Similar to the goals of gratitude, meditation is a mental exercise to increase awareness of the present moment.

“All meditation really is, is redirected attention,” explains Anne Hartley, founder of Hart Life Academy in Australia, which trains and certifies life coaches. “Instead of allowing the mind to wander and think of anything, meditation brings the mind’s attention to our breath, an object, or a mantra.”

Traditional meditation focuses on breathing and a repeated mantra—a sound, word, or phrase. The process can be adapted to a focus on gratitude as well, Hartley says.

“You can use ‘thank you’ or ‘I am grateful’ as a mantra meditation,” says Hartley, who turned to meditation 40 years ago to cope with the death of her child. “Or you can focus on all you are grateful for, which is more of a mindfulness practice.”

Different meditations affect different parts of the brain.
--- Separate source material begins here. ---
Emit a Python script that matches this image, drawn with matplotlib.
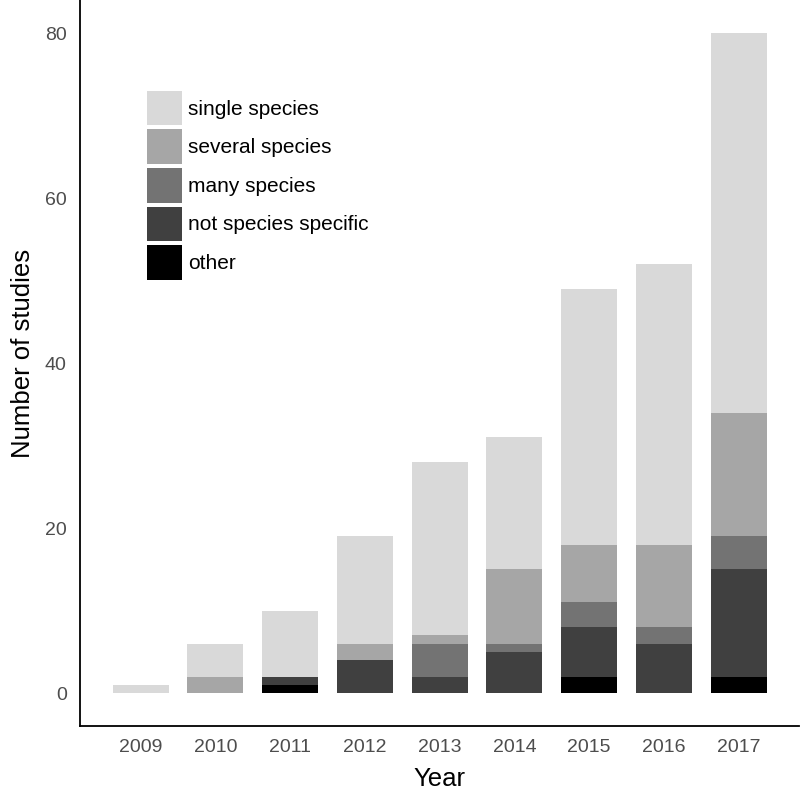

Hartley says gratitude meditation affects the prefrontal cortex, which aids thinking and decision making.

Science supports that assessment. A 2017 study by the U.S. Centers for Disease Control and Prevention (CDC) showed “mindfulness-based” practices, including meditation, can improve workers’ mental health by lowering stress levels.

Meditation is not magic

The wrong way to approach gratitude meditation is with expectations of instant results, Hartley says.

“Sometimes when we meditate we don’t feel any different, and at other times it’s incredibly relaxing,” she says.

The mind never stops thinking, so meditation helps to lead the mind to a single point of focus. If the goal is the awareness of gratitude, you may practice this mindfulness once a day or once an hour, as you work toward your balance.

“You don’t want to make meditation a chore, but more a lifestyle of being able to take small moments of grateful pauses,” Cassiday says.

And don’t discount that your mind is still hard at work even when you are asleep.

“The mind processes six times more in the dream state, [so] you may find you awake giving thanks,” Hartley says.

We need gratitude now more than ever

Morse says many people still remain in “grief recovery” after months of pandemic challenges. After losing jobs, loved ones, or emotional connections, some may find it hard to find reasons to be thankful.

But this is where the practice of gratitude is most needed—and beneficial.

“No matter what the scenario, there is always room to find the good and give it value,” Morse explains. “Allow yourself to find value in the seemingly smallest of things.”